I could see her choking down her hurt.  He was determined not to let her see him wince across the table set for depositions.  I observed a mixture of emotion fill up the space, even when words were silent.  They occasionally glanced at each other when recalling details of their twenty-two year marriage.  They were answering questions in front of each other about the contributions they each made to their marriage, about how their children had been successful or not, and what they each thought would be a fair way to divide their lives.

They were afraid to smile at or acknowledge the good parts of their history together.  They were even more afraid to show tears when recalling the decline in their relationship.   Stoic and strong was the collective focus.  Then the bitterness seeped in through a defensive response to a veiled accusation about an old wound.  Bitterness came with a bite and the easier, less complicated emotion of anger came crashing into the room.

I have seen this dynamic play out in hundreds of depositions, settlement conferences, and trial testimonies.  As a lawyer, I immediately know my role is to diffuse and calm the feelings.  I know that if I can get underneath the anger and behind the bitter, I can usually find the source of hurt, fear, and vulnerability that if validated properly can move forward to healing.

I can think of a handful of relationships I have had in the past that ended on a downward spiral.  Work relationships, romantic interests, tired friendships, and last and hardest – my marriage.
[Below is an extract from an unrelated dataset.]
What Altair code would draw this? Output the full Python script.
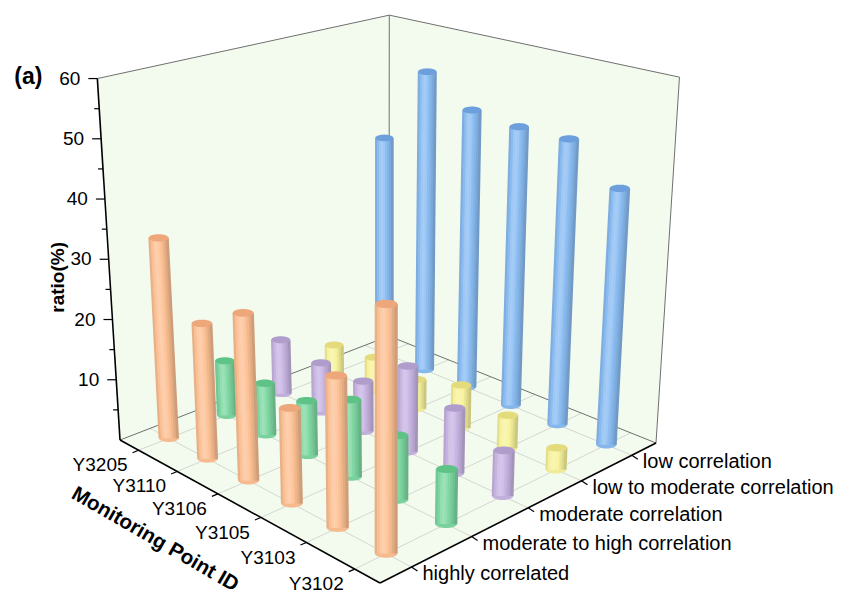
import numpy as np
import pandas as pd
import altair as alt

# ---------------- data ----------------
point_ids = ["Y3205", "Y3110", "Y3106", "Y3105", "Y3103", "Y3102"]
categories = ["highly correlated", "moderate to high correlation",
              "moderate correlation", "low to moderate correlation",
              "low correlation"]
highly_correlated = [33.3, 22.0, 26.6, 14.8, 23.0, 36.7]
moderate_to_high = [9.3, 8.6, 8.9, 12.3, 10.0, 8.3]
moderate = [9.4, 8.4, 8.4, 14.0, 10.4, 7.1]
low_to_moderate = [5.0, 5.8, 5.0, 7.2, 5.4, 3.5]
low = [39.4, 53.4, 48.6, 47.8, 47.9, 42.0]
series = [highly_correlated, moderate_to_high, moderate, low_to_moderate, low]

body_colors = ["#fdc194", "#7fd8a3", "#c9b5e3", "#f8f39b", "#8bbdf3"]
top_colors = ["#eea67b", "#5fc287", "#b09dcc", "#e4db7d", "#6e9fdd"]
ratio_major = [10, 20, 30, 40, 50, 60]
ratio_minor = [5, 15, 25, 35, 45, 55]
Z_MAX = 60

FONT = "Liberation Sans"
WALL = "#f3fbef"

# ---------------- 3-D projection (perspective-like) ----------------
M = 8
W, H = 831, 590
src = [(0, 0), (1, 0), (1, 1), (0, 1)]
dst = [(120, 440), (380, 583), (656, 443), (389, 336)]


def solve_h(src, dst):
    A, b = [], []
    for (u, v), (x, y) in zip(src, dst):
        A.append([u, v, 1, 0, 0, 0, -u * x, -v * x]); b.append(x)
        A.append([0, 0, 0, u, v, 1, -u * y, -v * y]); b.append(y)
    h = np.linalg.solve(np.array(A, float), np.array(b, float))
    return np.append(h, 1.0).reshape(3, 3)


HM = solve_h(src, dst)
VP = (385.0, 4670.0)


def floor_pt(u, v):
    p = HM @ np.array([u, v, 1.0])
    return p[0] / p[2], p[1] / p[2]


def px_per_unit(u, v):
    return 1.0 / (0.166 - 0.023 * u + 0.021 * v)


def proj(u, v, z=0.0):
    bx, by = floor_pt(u, v)
    dy = -z * px_per_unit(u, v)
    dx = dy * (bx - VP[0]) / (by - VP[1])
    return bx + dx - M, by + dy - M


def U(i):
    return (i + 0.5) / len(point_ids)


def V(j):
    return (j + 0.5) / len(categories)


def poly_area_df(pts):
    xs = sorted(set(round(p[0], 4) for p in pts))
    rows = []
    n = len(pts)
    for x in xs:
        ys = []
        for a in range(n):
            (x1, y1), (x2, y2) = pts[a], pts[(a + 1) % n]
            lo, hi = min(x1, x2), max(x1, x2)
            if lo - 1e-3 <= x <= hi + 1e-3:
                if abs(x2 - x1) < 1e-6:
                    ys += [y1, y2]
                else:
                    t = (x - x1) / (x2 - x1)
                    ys.append(y1 + t * (y2 - y1))
        rows.append({"x": x, "y": min(ys), "y2": max(ys)})
    return pd.DataFrame(rows)


def shade(hx, f):
    c = np.array([int(hx[k:k + 2], 16) for k in (1, 3, 5)], float)
    if f >= 1:
        c = c + (255 - c) * min(1.0, (f - 1) * 4)
    else:
        c = c * f
    c = np.clip(c, 0, 255).astype(int)
    return "#%02x%02x%02x" % tuple(c)


XS = alt.Scale(domain=[0, W], nice=False, zero=False)
YS = alt.Scale(domain=[0, H], nice=False, zero=False, reverse=True)


def X(f):
    return alt.X(f, type="quantitative", scale=XS, axis=None)


def Y(f):
    return alt.Y(f, type="quantitative", scale=YS, axis=None)


def rule_layer(df, **kw):
    enc = dict(x=X("x"), y=Y("y"), x2=alt.X2("x2"), y2=alt.Y2("y2"))
    if "c" in df.columns:
        enc["color"] = alt.Color("c:N", scale=None)
    if "w" in df.columns:
        enc["strokeWidth"] = alt.StrokeWidth("w:Q", scale=None)
    return alt.Chart(df).mark_rule(**kw).encode(**enc)


layers = []

# walls and floor
walls = [
    [proj(0, 0, 0), proj(0, 0, Z_MAX), proj(0, 1, Z_MAX), proj(0, 1, 0)],
    [proj(0, 1, 0), proj(0, 1, Z_MAX), proj(1, 1, Z_MAX), proj(1, 1, 0)],
    [proj(0, 0, 0), proj(1, 0, 0), proj(1, 1, 0), proj(0, 1, 0)],
]
for w in walls:
    layers.append(alt.Chart(poly_area_df(w)).mark_area(color=WALL, opacity=1)
                  .encode(x=X("x"), y=Y("y"), y2=alt.Y2("y2")))

# floor grid
grid = []
for i in range(len(point_ids)):
    (x1, y1), (x2, y2) = proj(U(i), 0), proj(U(i), 1)
    grid.append({"x": x1, "y": y1, "x2": x2, "y2": y2})
for j in range(len(categories)):
    (x1, y1), (x2, y2) = proj(0, V(j)), proj(1, V(j))
    grid.append({"x": x1, "y": y1, "x2": x2, "y2": y2})
layers.append(rule_layer(pd.DataFrame(grid), color="#cfd3cd", strokeWidth=0.9))

# box edges
gray_edges = [((0, 0, Z_MAX), (0, 1, Z_MAX)), ((0, 1, Z_MAX), (1, 1, Z_MAX)),
              ((0, 1, 0), (0, 1, Z_MAX)), ((1, 1, 0), (1, 1, Z_MAX)),
              ((0, 0, 0), (0, 1, 0)), ((0, 1, 0), (1, 1, 0))]
black_edges = [((0, 0, 0), (0, 0, Z_MAX)), ((0, 0, 0), (1, 0, 0)),
               ((1, 0, 0), (1, 1, 0))]


def edge_df(edges):
    rows = []
    for a, b in edges:
        (x1, y1), (x2, y2) = proj(*a), proj(*b)
        rows.append({"x": x1, "y": y1, "x2": x2, "y2": y2})
    return pd.DataFrame(rows)


layers.append(rule_layer(edge_df(gray_edges), color="#6f6f6f", strokeWidth=1))
layers.append(rule_layer(edge_df(black_edges), color="black", strokeWidth=1.6))

# ticks
ticks = []
for z in ratio_major:
    x, y = proj(0, 0, z)
    ticks.append({"x": x, "y": y, "x2": x - 9, "y2": y})
for z in ratio_minor:
    x, y = proj(0, 0, z)
    ticks.append({"x": x, "y": y, "x2": x - 5, "y2": y})
for i in range(len(point_ids)):
    x, y = proj(U(i), 0, 0)
    ticks.append({"x": x, "y": y, "x2": x - 6, "y2": y + 2.5})
for j in range(len(categories)):
    x, y = proj(1, V(j), 0)
    ticks.append({"x": x, "y": y, "x2": x + 6, "y2": y + 4})
layers.append(rule_layer(pd.DataFrame(ticks), color="black", strokeWidth=1.2))

# bars (cylinders), drawn back to front
N_STRIP = 9
profile = [0.92, 0.99, 1.04, 1.06, 1.04, 1.0, 0.95, 0.89, 0.82]
ell = []
for a in range(36):
    t = 2 * np.pi * a / 36
    ell.append("%.4f %.4f" % (np.cos(t), 0.37 * np.sin(t)))
ELLIPSE = "M " + " L ".join(ell) + " Z"

groups = {}
for i in range(len(point_ids)):
    for j in range(len(categories)):
        groups.setdefault(i - j, []).append((i, j))

for k in sorted(groups):
    bodies, bottoms, tops = [], [], []
    for i, j in groups[k]:
        u, v = U(i), V(j)
        z = series[j][i]
        bx, by = proj(u, v, 0)
        tx, ty = proj(u, v, z)
        w = 3.3 * px_per_unit(u, v)
        sw = w / N_STRIP
        for s in range(N_STRIP):
            off = -w / 2 + (s + 0.5) * sw
            bodies.append({"x": bx + off, "y": by, "x2": tx + off, "y2": ty,
                           "w": sw + 0.6, "c": shade(body_colors[j], profile[s]),
                           "id": point_ids[i], "cat": categories[j], "ratio": z})
        bottoms.append({"x": bx, "y": by, "s": w * w, "c": shade(body_colors[j], 0.97)})
        tops.append({"x": tx, "y": ty, "s": w * w, "c": top_colors[j]})
    layers.append(alt.Chart(pd.DataFrame(bottoms))
                  .mark_point(shape=ELLIPSE, filled=True, opacity=1, strokeWidth=0)
                  .encode(x=X("x"), y=Y("y"), color=alt.Color("c:N", scale=None),
                          size=alt.Size("s:Q", scale=None)))
    layers.append(rule_layer(pd.DataFrame(bodies)))
    layers.append(alt.Chart(pd.DataFrame(tops))
                  .mark_point(shape=ELLIPSE, filled=True, opacity=1, strokeWidth=0)
                  .encode(x=X("x"), y=Y("y"), color=alt.Color("c:N", scale=None),
                          size=alt.Size("s:Q", scale=None)))

# labels
ylab = []
for z in ratio_major:
    x, y = proj(0, 0, z)
    ylab.append({"x": x - 17, "y": y, "t": str(z)})
mplab = []
for i, name in enumerate(point_ids):
    x, y = proj(U(i), 0, 0)
    mplab.append({"x": x - 11, "y": y + 15, "t": name})
catlab = []
for j, name in enumerate(categories):
    x, y = proj(1, V(j), 0)
    catlab.append({"x": x + 11, "y": y + 7, "t": name})


def text_layer(df, **kw):
    return alt.Chart(df).mark_text(font=FONT, color="black", baseline="middle", **kw).encode(
        x=X("x"), y=Y("y"), text="t:N")


layers.append(text_layer(pd.DataFrame(ylab), align="right", fontSize=19))
layers.append(text_layer(pd.DataFrame(mplab), align="right", fontSize=19))
layers.append(text_layer(pd.DataFrame(catlab), align="left", fontSize=20))

ax0 = proj(0, 0, 27)
mid_lf = proj(0.5, 0, 0)
top_l = proj(0, 0, Z_MAX)
titles_v = pd.DataFrame([{"x": ax0[0] - 52, "y": ax0[1], "t": "ratio(%)"}])
titles_d = pd.DataFrame([{"x": mid_lf[0] - 84, "y": mid_lf[1] + 34, "t": "Monitoring Point ID"}])
titles_a = pd.DataFrame([{"x": top_l[0] - 69, "y": top_l[1] - 2, "t": "(a)"}])
layers.append(text_layer(titles_v, align="center", angle=270, fontSize=19, fontWeight="bold"))
layers.append(text_layer(titles_d, align="center", angle=30, fontSize=20.5, fontWeight="bold"))
layers.append(text_layer(titles_a, align="center", fontSize=23, fontWeight="bold"))

chart = alt.layer(*layers).properties(
    width=W, height=H, padding=0,
    autosize=alt.AutoSizeParams(type="none"),
    background="white",
).configure_view(stroke=None)

chart.save("out.html", embed_options={"renderer": "svg", "actions": False})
Relationships that ended without hearts resolved.  That ended with forgiveness unexpressed.  That ended on regretted last words uttered without apology.

The bitter burden is not an easy one.  Eventually anger subsides.  Sadness, regret, and remorse take its place.  The ideal solution in this sentimental space is to mend the proverbial fence.  To reach out to the person and acknowledge the sorry you now feel.  However in most post-divorce situations this is rare.

Another alternative after the anger has waned is to find the source of your bitterness.  What are you most hurt about?  What would you most need to hear from that person?  Can you think of a time or experience with that person where they authentically demonstrated the feeling you now most want from them?

Focus on forgiveness – for your sake.  Focus on how you would want to be in their presence if it were their last moment of life.  Dramatic?  Maybe.  But it is with the focus on finality that we find our own choice about how we want to show up.  The sooner you can get to a place where bitter is behind you, the sooner you will find it harder to recall the hurt.  You will see that you no longer suffer.  The bitterness will dissipate and with it, the relief of resolution will release the harmful resentments holding you back from being a better version of you.